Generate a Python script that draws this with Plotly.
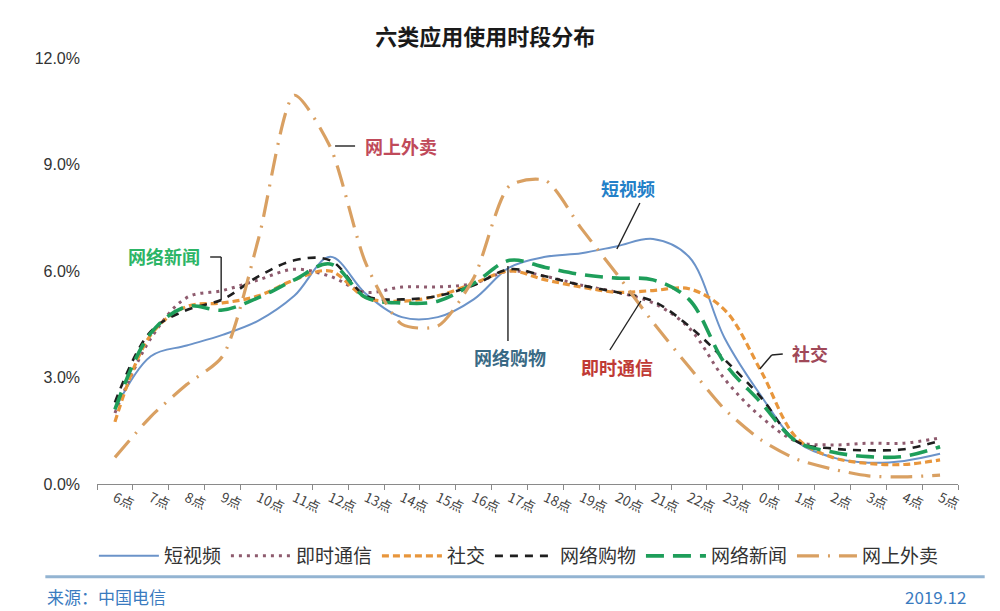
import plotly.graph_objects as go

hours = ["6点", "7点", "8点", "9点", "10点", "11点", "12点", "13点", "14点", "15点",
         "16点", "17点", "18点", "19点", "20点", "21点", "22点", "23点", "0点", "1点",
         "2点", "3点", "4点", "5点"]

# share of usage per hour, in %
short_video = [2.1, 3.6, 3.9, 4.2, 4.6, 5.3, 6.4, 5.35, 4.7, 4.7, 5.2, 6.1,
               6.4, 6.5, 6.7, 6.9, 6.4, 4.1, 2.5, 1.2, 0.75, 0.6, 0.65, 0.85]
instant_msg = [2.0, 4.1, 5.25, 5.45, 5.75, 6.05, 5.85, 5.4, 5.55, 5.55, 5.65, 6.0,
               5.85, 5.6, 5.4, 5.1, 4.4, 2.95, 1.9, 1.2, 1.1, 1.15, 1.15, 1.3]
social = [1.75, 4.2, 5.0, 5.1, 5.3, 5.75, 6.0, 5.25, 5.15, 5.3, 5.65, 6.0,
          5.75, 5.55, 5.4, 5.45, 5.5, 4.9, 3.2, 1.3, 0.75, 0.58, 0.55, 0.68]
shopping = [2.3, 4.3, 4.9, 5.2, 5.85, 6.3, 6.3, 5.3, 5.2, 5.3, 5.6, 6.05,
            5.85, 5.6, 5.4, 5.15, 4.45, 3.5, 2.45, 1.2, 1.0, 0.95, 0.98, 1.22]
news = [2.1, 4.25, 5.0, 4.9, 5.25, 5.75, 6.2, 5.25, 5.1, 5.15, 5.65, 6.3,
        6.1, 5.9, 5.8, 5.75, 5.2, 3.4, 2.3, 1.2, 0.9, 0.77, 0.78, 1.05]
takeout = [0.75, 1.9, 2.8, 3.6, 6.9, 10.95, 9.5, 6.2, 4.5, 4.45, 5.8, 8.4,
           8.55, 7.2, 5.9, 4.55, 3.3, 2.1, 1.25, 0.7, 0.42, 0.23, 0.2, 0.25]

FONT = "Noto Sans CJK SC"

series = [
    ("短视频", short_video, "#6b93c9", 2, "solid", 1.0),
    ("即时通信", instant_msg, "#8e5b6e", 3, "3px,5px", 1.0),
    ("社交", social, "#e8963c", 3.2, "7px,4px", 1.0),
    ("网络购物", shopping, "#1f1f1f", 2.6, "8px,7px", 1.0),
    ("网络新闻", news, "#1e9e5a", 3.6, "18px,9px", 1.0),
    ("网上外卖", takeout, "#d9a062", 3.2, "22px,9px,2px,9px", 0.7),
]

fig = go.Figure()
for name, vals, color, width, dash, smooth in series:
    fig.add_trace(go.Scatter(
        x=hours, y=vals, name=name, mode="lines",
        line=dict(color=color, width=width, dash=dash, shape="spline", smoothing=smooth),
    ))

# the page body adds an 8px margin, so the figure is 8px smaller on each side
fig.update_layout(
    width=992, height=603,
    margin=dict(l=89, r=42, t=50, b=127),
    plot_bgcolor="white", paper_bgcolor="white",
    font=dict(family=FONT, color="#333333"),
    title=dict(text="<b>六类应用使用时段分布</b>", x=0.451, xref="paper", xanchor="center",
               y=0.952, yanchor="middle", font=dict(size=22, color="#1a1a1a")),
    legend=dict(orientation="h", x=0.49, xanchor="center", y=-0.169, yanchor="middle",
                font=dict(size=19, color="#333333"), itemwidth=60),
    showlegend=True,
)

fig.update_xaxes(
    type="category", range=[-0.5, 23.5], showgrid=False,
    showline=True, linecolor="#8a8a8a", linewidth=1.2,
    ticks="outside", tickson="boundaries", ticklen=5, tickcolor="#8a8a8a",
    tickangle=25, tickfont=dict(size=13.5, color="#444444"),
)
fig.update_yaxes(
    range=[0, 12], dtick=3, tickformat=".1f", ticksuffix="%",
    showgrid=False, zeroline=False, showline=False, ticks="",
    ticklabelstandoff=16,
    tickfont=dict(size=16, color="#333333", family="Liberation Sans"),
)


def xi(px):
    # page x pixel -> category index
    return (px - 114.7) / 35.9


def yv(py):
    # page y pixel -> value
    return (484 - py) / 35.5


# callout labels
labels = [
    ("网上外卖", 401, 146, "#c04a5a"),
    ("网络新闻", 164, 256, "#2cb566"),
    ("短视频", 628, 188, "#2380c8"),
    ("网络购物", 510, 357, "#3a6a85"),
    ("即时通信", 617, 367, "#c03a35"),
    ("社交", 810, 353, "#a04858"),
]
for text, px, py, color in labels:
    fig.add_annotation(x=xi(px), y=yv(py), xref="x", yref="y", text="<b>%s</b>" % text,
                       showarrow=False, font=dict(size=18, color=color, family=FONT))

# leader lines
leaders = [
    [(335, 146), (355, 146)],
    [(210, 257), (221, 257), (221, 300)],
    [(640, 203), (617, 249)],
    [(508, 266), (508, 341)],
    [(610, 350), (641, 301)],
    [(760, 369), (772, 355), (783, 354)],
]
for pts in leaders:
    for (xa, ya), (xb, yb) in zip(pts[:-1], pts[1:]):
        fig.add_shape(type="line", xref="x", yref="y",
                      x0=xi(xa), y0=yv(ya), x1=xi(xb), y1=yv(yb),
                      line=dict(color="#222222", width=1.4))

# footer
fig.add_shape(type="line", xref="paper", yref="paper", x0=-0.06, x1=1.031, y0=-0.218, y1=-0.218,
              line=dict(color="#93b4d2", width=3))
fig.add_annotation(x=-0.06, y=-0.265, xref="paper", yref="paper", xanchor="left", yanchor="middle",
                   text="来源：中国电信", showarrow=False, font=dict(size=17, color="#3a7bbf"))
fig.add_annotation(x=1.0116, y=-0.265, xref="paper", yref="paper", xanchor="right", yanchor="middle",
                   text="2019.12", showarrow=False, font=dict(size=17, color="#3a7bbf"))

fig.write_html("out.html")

.....

> **Direction**: Pictures are excluded; copy all other data exactly as shown.

> **Completed task**:
Generate a Python script that draws this with Plotly.
import plotly.graph_objects as go

hours = ["6点", "7点", "8点", "9点", "10点", "11点", "12点", "13点", "14点", "15点",
         "16点", "17点", "18点", "19点", "20点", "21点", "22点", "23点", "0点", "1点",
         "2点", "3点", "4点", "5点"]

# share of usage per hour, in %
short_video = [2.1, 3.6, 3.9, 4.2, 4.6, 5.3, 6.4, 5.35, 4.7, 4.7, 5.2, 6.1,
               6.4, 6.5, 6.7, 6.9, 6.4, 4.1, 2.5, 1.2, 0.75, 0.6, 0.65, 0.85]
instant_msg = [2.0, 4.1, 5.25, 5.45, 5.75, 6.05, 5.85, 5.4, 5.55, 5.55, 5.65, 6.0,
               5.85, 5.6, 5.4, 5.1, 4.4, 2.95, 1.9, 1.2, 1.1, 1.15, 1.15, 1.3]
social = [1.75, 4.2, 5.0, 5.1, 5.3, 5.75, 6.0, 5.25, 5.15, 5.3, 5.65, 6.0,
          5.75, 5.55, 5.4, 5.45, 5.5, 4.9, 3.2, 1.3, 0.75, 0.58, 0.55, 0.68]
shopping = [2.3, 4.3, 4.9, 5.2, 5.85, 6.3, 6.3, 5.3, 5.2, 5.3, 5.6, 6.05,
            5.85, 5.6, 5.4, 5.15, 4.45, 3.5, 2.45, 1.2, 1.0, 0.95, 0.98, 1.22]
news = [2.1, 4.25, 5.0, 4.9, 5.25, 5.75, 6.2, 5.25, 5.1, 5.15, 5.65, 6.3,
        6.1, 5.9, 5.8, 5.75, 5.2, 3.4, 2.3, 1.2, 0.9, 0.77, 0.78, 1.05]
takeout = [0.75, 1.9, 2.8, 3.6, 6.9, 10.95, 9.5, 6.2, 4.5, 4.45, 5.8, 8.4,
           8.55, 7.2, 5.9, 4.55, 3.3, 2.1, 1.25, 0.7, 0.42, 0.23, 0.2, 0.25]

FONT = "Noto Sans CJK SC"

series = [
    ("短视频", short_video, "#6b93c9", 2, "solid", 1.0),
    ("即时通信", instant_msg, "#8e5b6e", 3, "3px,5px", 1.0),
    ("社交", social, "#e8963c", 3.2, "7px,4px", 1.0),
    ("网络购物", shopping, "#1f1f1f", 2.6, "8px,7px", 1.0),
    ("网络新闻", news, "#1e9e5a", 3.6, "18px,9px", 1.0),
    ("网上外卖", takeout, "#d9a062", 3.2, "22px,9px,2px,9px", 0.7),
]

fig = go.Figure()
for name, vals, color, width, dash, smooth in series:
    fig.add_trace(go.Scatter(
        x=hours, y=vals, name=name, mode="lines",
        line=dict(color=color, width=width, dash=dash, shape="spline", smoothing=smooth),
    ))

# the page body adds an 8px margin, so the figure is 8px smaller on each side
fig.update_layout(
    width=992, height=603,
    margin=dict(l=89, r=42, t=50, b=127),
    plot_bgcolor="white", paper_bgcolor="white",
    font=dict(family=FONT, color="#333333"),
    title=dict(text="<b>六类应用使用时段分布</b>", x=0.451, xref="paper", xanchor="center",
               y=0.952, yanchor="middle", font=dict(size=22, color="#1a1a1a")),
    legend=dict(orientation="h", x=0.49, xanchor="center", y=-0.169, yanchor="middle",
                font=dict(size=19, color="#333333"), itemwidth=60),
    showlegend=True,
)

fig.update_xaxes(
    type="category", range=[-0.5, 23.5], showgrid=False,
    showline=True, linecolor="#8a8a8a", linewidth=1.2,
    ticks="outside", tickson="boundaries", ticklen=5, tickcolor="#8a8a8a",
    tickangle=25, tickfont=dict(size=13.5, color="#444444"),
)
fig.update_yaxes(
    range=[0, 12], dtick=3, tickformat=".1f", ticksuffix="%",
    showgrid=False, zeroline=False, showline=False, ticks="",
    ticklabelstandoff=16,
    tickfont=dict(size=16, color="#333333", family="Liberation Sans"),
)


def xi(px):
    # page x pixel -> category index
    return (px - 114.7) / 35.9


def yv(py):
    # page y pixel -> value
    return (484 - py) / 35.5


# callout labels
labels = [
    ("网上外卖", 401, 146, "#c04a5a"),
    ("网络新闻", 164, 256, "#2cb566"),
    ("短视频", 628, 188, "#2380c8"),
    ("网络购物", 510, 357, "#3a6a85"),
    ("即时通信", 617, 367, "#c03a35"),
    ("社交", 810, 353, "#a04858"),
]
for text, px, py, color in labels:
    fig.add_annotation(x=xi(px), y=yv(py), xref="x", yref="y", text="<b>%s</b>" % text,
                       showarrow=False, font=dict(size=18, color=color, family=FONT))

# leader lines
leaders = [
    [(335, 146), (355, 146)],
    [(210, 257), (221, 257), (221, 300)],
    [(640, 203), (617, 249)],
    [(508, 266), (508, 341)],
    [(610, 350), (641, 301)],
    [(760, 369), (772, 355), (783, 354)],
]
for pts in leaders:
    for (xa, ya), (xb, yb) in zip(pts[:-1], pts[1:]):
        fig.add_shape(type="line", xref="x", yref="y",
                      x0=xi(xa), y0=yv(ya), x1=xi(xb), y1=yv(yb),
                      line=dict(color="#222222", width=1.4))

# footer
fig.add_shape(type="line", xref="paper", yref="paper", x0=-0.06, x1=1.031, y0=-0.218, y1=-0.218,
              line=dict(color="#93b4d2", width=3))
fig.add_annotation(x=-0.06, y=-0.265, xref="paper", yref="paper", xanchor="left", yanchor="middle",
                   text="来源：中国电信", showarrow=False, font=dict(size=17, color="#3a7bbf"))
fig.add_annotation(x=1.0116, y=-0.265, xref="paper", yref="paper", xanchor="right", yanchor="middle",
                   text="2019.12", showarrow=False, font=dict(size=17, color="#3a7bbf"))

fig.write_html("out.html")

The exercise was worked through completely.